A by-product of this Information Age we are recording in these pages is the modification and expansion of "how it's always been done." Try as we might to put the brakes on this modification of our lives, the blessings and curses are already streaming out of the box.

A major conflict to be resolved in the next decade will be how we in the West adjust to a world where Anglophone dominance goes on the wane. As more of international transactions begin to be processed in Chinese, Hindi, and Spanish, an adjustment of how we interact in the world economy and as global citizens will also have to take place. Most of all, I believe, we will be required to adjust our attitudes toward and relationship with the Chinese. That's an awesome challenge.

The greatest challenge, because of the dominant position of the country over the last few decades and its relatively isolationist worldview, will be for the United States. The ego-bruising realization that everyone does not want to be like us will be hard to swallow.

In the future decade I dream emerging, issues of race and class will not go away, they will instead confront us even more poignantly than they have in the past. This latter has less to do with the Information Age than with the fact that denial has never been a successful strategy for resolving problems. Even in The Now we try to deny the failures we have had with these two issues, to minimize the importance of putting the old bugaboos to rest. So, like all things denied and repressed, they will come back to us as monsters.

But I suspect the greatest challenge of this future I am dreaming will be for us to determine exactly how we will define the tribe. That is, will we give our highest allegiance to the national tribe, the ethnic and racial tribe, the tribe of shared interest, or the corporate tribe? Whose side will we be on?

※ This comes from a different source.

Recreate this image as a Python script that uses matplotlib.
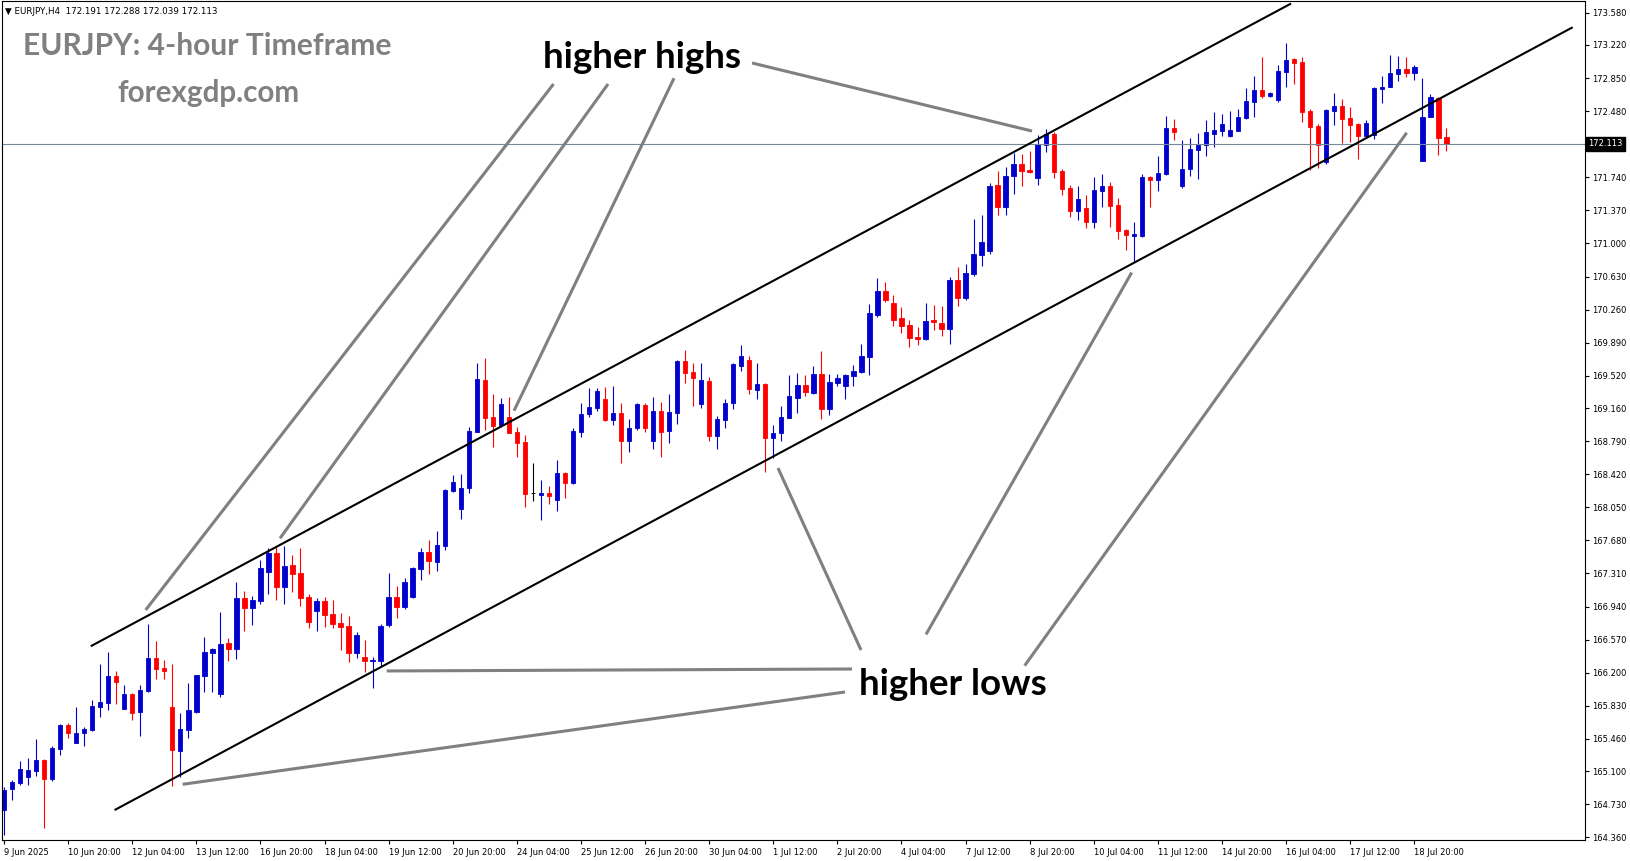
import matplotlib
matplotlib.use('Agg')
import matplotlib.pyplot as plt

# EURJPY H4 candles, 9 Jun 2025 12:00 -> 21 Jul 2025 12:00
opens = [
    164.665, 164.897, 164.971, 165.038, 165.105, 165.225, 165.009, 165.351, 165.616, 165.418,
    165.523, 165.560, 165.821, 165.866, 166.164, 165.798, 165.963, 165.765, 166.000, 166.365,
    166.253, 165.821, 165.329, 165.560, 165.758, 166.164, 166.424, 165.963, 166.529, 166.469,
    167.036, 166.927, 167.005, 167.330, 167.543, 167.162, 167.405, 167.319, 167.050, 166.894,
    167.002, 166.857, 166.753, 166.723, 166.424, 166.373, 166.335, 166.327, 166.734, 167.050,
    166.939, 167.050, 167.360, 167.554, 167.442, 167.617, 168.236, 168.031, 168.269, 168.895,
    169.473, 169.060, 168.970, 169.056, 168.892, 168.780, 168.207, 168.191, 168.210, 168.132,
    168.434, 168.325, 168.892, 169.093, 169.164, 169.261, 169.026, 169.108, 168.795, 168.933,
    169.194, 168.795, 169.130, 168.906, 169.108, 169.686, 169.566, 169.205, 169.462, 168.851,
    169.030, 169.213, 169.630, 169.697, 169.361, 169.429, 168.828, 168.877, 169.052, 169.275,
    169.414, 169.331, 169.540, 169.146, 169.443, 169.410, 169.522, 169.566, 169.734, 170.200,
    170.468, 170.338, 170.163, 170.088, 169.954, 169.935, 170.144, 170.114, 170.044, 170.591,
    170.393, 170.658, 170.871, 170.916, 171.654, 171.411, 171.758, 171.888, 171.821, 171.735,
    172.101, 172.224, 171.810, 171.620, 171.363, 171.396, 171.240, 171.587, 171.646, 171.430,
    171.150, 171.087, 171.083, 171.746, 171.709, 171.777, 172.288, 171.642, 171.829, 172.045,
    172.101, 172.224, 172.261, 172.201, 172.261, 172.403, 172.585, 172.716, 172.652, 172.604,
    172.920, 173.062, 173.029, 172.481, 172.313, 171.914, 172.484, 172.537, 172.399, 172.336,
    172.201, 172.213, 172.727, 172.753, 172.895, 172.951, 172.909, 171.925, 172.417, 172.623,
    172.191,
]
highs = [
    164.922, 165.001, 165.214, 165.244, 165.459, 165.236, 165.381, 165.625, 165.642, 165.821,
    165.597, 165.895, 166.298, 166.432, 166.220, 166.063, 165.977, 166.063, 166.745, 166.555,
    166.342, 166.298, 165.747, 166.089, 166.180, 166.603, 166.477, 166.879, 166.585, 167.215,
    167.114, 167.058, 167.461, 167.592, 167.610, 167.617, 167.517, 167.592, 167.081, 167.039,
    167.050, 167.013, 166.865, 166.835, 166.659, 166.566, 166.372, 166.749, 167.319, 167.170,
    167.256, 167.386, 167.592, 167.684, 167.785, 168.258, 168.411, 168.422, 168.948, 169.667,
    169.723, 169.317, 169.272, 169.280, 168.944, 168.858, 168.542, 168.355, 168.288, 168.579,
    168.445, 168.940, 169.220, 169.387, 169.387, 169.398, 169.406, 169.220, 169.034, 169.216,
    169.213, 169.287, 169.231, 169.317, 169.697, 169.809, 169.660, 169.660, 169.503, 169.071,
    169.257, 169.667, 169.865, 169.742, 169.667, 169.440, 168.970, 169.183, 169.529, 169.548,
    169.529, 169.630, 169.801, 169.540, 169.540, 169.540, 169.641, 169.876, 170.323, 170.610,
    170.566, 170.424, 170.286, 170.144, 170.063, 170.338, 170.312, 170.301, 170.622, 170.740,
    170.770, 171.273, 171.318, 171.679, 171.813, 171.858, 172.008, 172.000, 172.037, 172.213,
    172.280, 172.250, 171.832, 171.654, 171.646, 171.542, 171.746, 171.777, 171.690, 171.512,
    171.162, 171.240, 171.773, 171.758, 171.978, 172.425, 172.392, 172.157, 172.182, 172.238,
    172.380, 172.473, 172.447, 172.481, 172.503, 172.735, 172.872, 173.088, 172.699, 172.995,
    173.238, 173.070, 173.081, 172.503, 172.332, 172.503, 172.686, 172.615, 172.522, 172.350,
    172.380, 172.744, 172.872, 173.107, 173.096, 173.081, 172.995, 172.846, 172.671, 172.641,
    172.288,
]
lows = [
    164.386, 164.777, 164.945, 164.945, 165.046, 164.464, 164.993, 165.280, 165.474, 165.411,
    165.384, 165.552, 165.709, 165.784, 165.851, 165.790, 165.672, 165.497, 165.988, 166.127,
    166.127, 164.937, 165.038, 165.467, 165.747, 165.988, 165.988, 165.926, 166.335, 166.351,
    166.670, 166.734, 166.969, 167.081, 167.013, 166.969, 167.106, 166.947, 166.704, 166.667,
    166.715, 166.700, 166.454, 166.324, 166.362, 166.212, 166.026, 166.275, 166.715, 166.816,
    166.909, 167.032, 167.237, 167.304, 167.341, 167.573, 168.224, 167.919, 168.210, 168.890,
    168.914, 168.728, 168.951, 168.878, 168.616, 168.057, 168.124, 167.908, 168.087, 168.012,
    168.157, 168.316, 168.833, 169.063, 169.130, 169.015, 168.970, 168.549, 168.672, 168.914,
    168.895, 168.702, 168.616, 168.766, 168.978, 169.443, 169.186, 169.164, 168.795, 168.702,
    168.940, 169.146, 169.578, 169.317, 169.258, 168.448, 168.598, 168.795, 169.048, 169.108,
    169.294, 169.317, 169.034, 169.082, 169.406, 169.258, 169.410, 169.555, 169.526, 170.174,
    170.349, 170.080, 169.995, 169.846, 169.865, 169.926, 170.032, 169.965, 169.876, 170.301,
    170.368, 170.640, 170.751, 170.882, 171.318, 171.318, 171.553, 171.642, 171.791, 171.654,
    172.026, 171.735, 171.542, 171.299, 171.262, 171.176, 171.176, 171.411, 171.187, 171.050,
    170.927, 170.804, 171.076, 171.411, 171.587, 171.765, 172.157, 171.623, 171.754, 171.721,
    171.978, 172.082, 172.201, 172.187, 172.257, 172.388, 172.410, 172.630, 172.638, 172.585,
    172.753, 172.783, 172.361, 171.821, 171.840, 171.885, 172.324, 172.127, 172.138, 171.941,
    172.194, 172.165, 172.567, 172.746, 172.820, 172.864, 172.827, 171.922, 172.414, 171.989,
    172.039,
]
closes = [
    164.889, 164.982, 165.121, 165.113, 165.225, 165.016, 165.355, 165.616, 165.530, 165.523,
    165.571, 165.828, 165.870, 166.164, 166.100, 165.963, 165.753, 166.007, 166.365, 166.245,
    166.216, 165.336, 165.567, 165.784, 166.175, 166.432, 166.469, 166.521, 166.469, 167.036,
    166.927, 167.013, 167.371, 167.543, 167.162, 167.394, 167.304, 167.039, 166.771, 167.002,
    166.846, 166.745, 166.715, 166.424, 166.622, 166.335, 166.346, 166.723, 167.050, 166.939,
    167.218, 167.375, 167.554, 167.453, 167.629, 168.243, 168.333, 168.262, 168.903, 169.485,
    169.052, 168.959, 169.205, 168.884, 168.772, 168.202, 168.207, 168.210, 168.180, 168.434,
    168.325, 168.903, 169.093, 169.168, 169.350, 169.026, 169.101, 168.795, 168.940, 169.205,
    168.940, 169.130, 168.895, 169.119, 169.686, 169.555, 169.499, 169.473, 168.851, 169.041,
    169.216, 169.655, 169.742, 169.376, 169.429, 168.828, 168.877, 169.056, 169.295, 169.414,
    169.343, 169.540, 169.146, 169.448, 169.492, 169.529, 169.577, 169.742, 170.219, 170.468,
    170.368, 170.144, 170.080, 169.946, 169.935, 170.133, 170.125, 170.047, 170.591, 170.393,
    170.666, 170.882, 171.016, 171.642, 171.411, 171.754, 171.888, 171.813, 171.799, 172.112,
    172.224, 171.799, 171.609, 171.363, 171.497, 171.240, 171.598, 171.646, 171.422, 171.143,
    171.095, 171.106, 171.746, 171.709, 171.784, 172.288, 172.250, 171.829, 172.056, 172.101,
    172.243, 172.269, 172.336, 172.269, 172.410, 172.593, 172.716, 172.649, 172.686, 172.928,
    173.051, 173.021, 172.473, 172.305, 172.101, 172.492, 172.537, 172.392, 172.324, 172.201,
    172.343, 172.735, 172.753, 172.909, 172.951, 172.909, 172.970, 172.410, 172.634, 172.183,
    172.113,
]

time_labels = [
    '9 Jun 2025', '10 Jun 20:00', '12 Jun 04:00', '13 Jun 12:00', '16 Jun 20:00',
    '18 Jun 04:00', '19 Jun 12:00', '20 Jun 20:00', '24 Jun 04:00', '25 Jun 12:00',
    '26 Jun 20:00', '30 Jun 04:00', '1 Jul 12:00', '2 Jul 20:00', '4 Jul 04:00',
    '7 Jul 12:00', '8 Jul 20:00', '10 Jul 04:00', '11 Jul 12:00', '14 Jul 20:00',
    '16 Jul 04:00', '17 Jul 12:00', '18 Jul 20:00',
]
label_every = 8

price_ticks = [
    164.360, 164.730, 165.100, 165.460, 165.830, 166.200, 166.570, 166.940, 167.310,
    167.680, 168.050, 168.420, 168.790, 169.160, 169.520, 169.890, 170.260, 170.630,
    171.000, 171.370, 171.740, 172.480, 172.850, 173.220, 173.580,
]
last_price = 172.113

# channel lines and pointer lines: (bar, price) endpoints
upper_channel = [(10.94, 166.502), (160.5, 173.677)]
lower_channel = [(13.91, 164.670), (195.65, 173.412)]
highs_pointers = [
    [(93.35, 173.018), (128.29, 172.257)],
    [(68.58, 172.783), (17.68, 166.902)],
    [(75.38, 172.783), (34.44, 167.703)],
    [(83.61, 172.847), (63.65, 169.130)],
]
lows_pointers = [
    [(105.83, 166.242), (47.76, 166.220)],
    [(104.95, 165.985), (22.30, 164.953)],
    [(106.95, 166.454), (96.59, 168.489)],
    [(115.06, 166.628), (140.73, 170.675)],
    [(127.37, 166.279), (175.05, 172.238)],
]

W, H = 1631, 861
BULL = '#0000CD'
BEAR = '#FF0000'
GREY = '#808080'

fig = plt.figure(figsize=(W / 100, H / 100), dpi=100)
ax = fig.add_axes([2 / W, 1 - 840 / H, 1583 / W, 839 / H])

xs = list(range(len(opens)))
colors = []
for o, c in zip(opens, closes):
    if c > o:
        colors.append(BULL)
    elif c < o:
        colors.append(BEAR)
    else:
        colors.append('black')

ax.vlines(xs, lows, highs, colors=colors, linewidth=0.8)
ax.bar(xs, [abs(c - o) for o, c in zip(opens, closes)],
       bottom=[min(o, c) for o, c in zip(opens, closes)],
       width=0.55, color=colors, edgecolor=colors, linewidth=0.6)

# current price line
ax.axhline(last_price, color='#778899', linewidth=0.8)

for line in (upper_channel, lower_channel):
    ax.plot([p[0] for p in line], [p[1] for p in line], color='black', linewidth=1.5)

for line in highs_pointers + lows_pointers:
    ax.plot([p[0] for p in line], [p[1] for p in line], color=GREY,
            linewidth=2.2, solid_capstyle='butt')

ax.set_xlim(-0.25, 197.3)
ax.set_ylim(164.330, 173.711)

ax.set_xticks([i * label_every for i in range(len(time_labels))])
ax.set_xticklabels(time_labels, ha='left')
ax.set_yticks(price_ticks)
ax.set_yticklabels([f'{t:.3f}' for t in price_ticks])
ax.yaxis.tick_right()
ax.tick_params(axis='both', direction='out', length=3, width=0.8,
               labelsize=6, pad=2)
ax.tick_params(axis='x', pad=3)
for s in ax.spines.values():
    s.set_color('black')
    s.set_linewidth(0.8)

ax.text(1.002, last_price, f'{last_price:.3f}', transform=ax.get_yaxis_transform(),
        ha='left', va='center', color='white', fontsize=6,
        bbox=dict(facecolor='black', edgecolor='black', pad=1.5))

# header and captions
fig.text(5 / W, 1 - 11 / H, '\u25bc EURJPY,H4  172.191 172.288 172.039 172.113',
         fontsize=6.3, va='center', ha='left')
fig.text(23 / W, 1 - 55 / H, 'EURJPY: 4-hour Timeframe', family='Lato',
         weight='bold', fontsize=21.6, color=GREY, va='baseline', ha='left')
fig.text(117 / W, 1 - 101.7 / H, 'forexgdp.com', family='Lato',
         weight='bold', fontsize=21.3, color=GREY, va='baseline', ha='left')
fig.text(543 / W, 1 - 67.7 / H, 'higher highs', family='Lato',
         weight='bold', fontsize=26.5, color='black', va='baseline', ha='left')
fig.text(859 / W, 1 - 695 / H, 'higher lows', family='Lato',
         weight='bold', fontsize=26.5, color='black', va='baseline', ha='left')

fig.savefig('out.png', dpi=100)
plt.close(fig)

I do not mean to imply for an instant that this challenge will manifest itself in an either/or nature. It will much more complex than that. But in the final analysis, individuals will be challenged to determine how the essence of their hierarchical or cooperative lives will be defined. Nationalism as we know it is a relatively recent historical phenomenon. The information age, by its very nature, challenges the continued efficacy of the notion of nationalism. The strains are being felt. Though nationalism has been politically effective for two centuries, other allegiances have continued to make their power felt, especially ethnic and racial allegiances. This, too, is being changed.

Advances in communcations and transportation technologies, even if we discount the revolution of information technology, have made the definition "citizen of the world" less a romantic notion and more one embraced by our corporate citizens and ourselves. It only follows that the next step in this evolution is toward a defintion based on corporate or interest allegiance. The mere fact that we have added "corporate culture" to our lexicon is evidence of this shift in perception.

I am dreaming of a day when passports will be irrelevant.